◎今日のグラフ:ロボアドバイザーの検討
証券会社をはじめとして、金融機関はロボアドバイザーのサービスを提供しています。各社の「お試し版」を使ってみた印象としては、ロボアドバイザーの仕組みは、基本的に昭和60年、つまり今から30年以上前の「人工知能」と変わりがないように感じられます。その原理は、コンピューターのソフトウェアを作るときのフローチャートです。30年前の例でいうと、病気の診断において、検査結果と症状を入力すると病名がわかるというものです。当時と現在の違いは、インターネットで、だれでも利用できるようになったことぐらいではないでしょうか。それでは、対面証券会社、ネット証券会社、銀行のお試し版のロボアドバイザーの例をご紹介します。
ロボアドバイザー1
国内、国外の債券の割合が疑問
どのロボアドバイザーも同じですが、いくつかの質問に答えると、おすすめのアセットアロケーションが提示されます。ロボアドバイザー1の結果は外国の株式と外国の債券が多く、57%を占めているのが特徴です。また、国内債券は14%となっています。現在、国内債券の利回りはとても低くて、投資しようという気にはなりません。外国債券についても利回りはせいぜい2~3%だと思いますが、為替手数料を払って、しかも為替リスクもあるのに、32%も投資するのが現実的なのかという疑問があります。
年齢が高いと債券が多い?
質問項目の中に年齢があるので、60歳代と入力すると、債券が多くなるのでしょうか。また、どのロボアドバイザーにも言えることですが、結論だけ表示してあって、理由がないので、納得感がありません。もし、理由を素直に言おうとすると、「あなたは60歳を超えていて、平均余命は20年しかありませんから、株式のようなリスクの高い金融商品はお勧めできません。債券の方がいいですよ。」ということかもしれません。それに対して私なら、「20年あれば、リターンの高い株式はリスク圏から脱出して、安全な資産に変貌を遂げている。」と言いたくなるでしょう。REITについては、世界的に見て株式の市場規模の50分の1しかないのに、なぜ14%も占めているのかがわかりません。資産分散という趣旨なのでしょうか。
ロボアドバイザー2
別の会社のロボアドバイザーです。このロボアドバイザーでは、海外債券が少ない代わりに、ヘッジ外債なるものが登場しました。ヘッジ外債という言葉は、個人向け投資商品としては初めて見ました。勉強不足という事実を認識させてくれるという意味では、ありがたいことですが、他のロボアドバイザーなどでも見たことがない商品を22%も勧めるのはどうなのでしょうか。
バランス型をきっかけに自分で考えるのが一番
ここで取り上げた、二つのロボアドバイザーの結果は、いわばバランス型のアセットアロケーションを勧めているといっていいでしょう。

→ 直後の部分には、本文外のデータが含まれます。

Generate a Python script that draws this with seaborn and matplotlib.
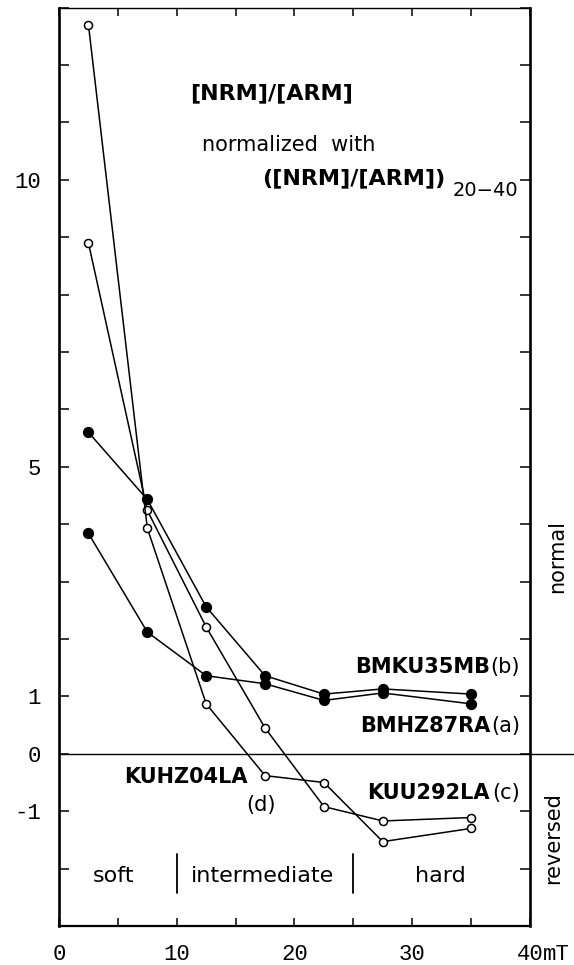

しかし、債券については国内、海外とも現在のような低金利では、投資する気持ちにはなれません。しかも海外については、為替手数料を払ってまですべきタイミングなのかと、疑問を持ちます。それでも、もし、ロボアドバイザーの利用料が無料か、あるいは、極めて低額であれば、利用するのも一法かと思います。資産運用に関して大事なことは自分で調べて、自分で考えることだと思います。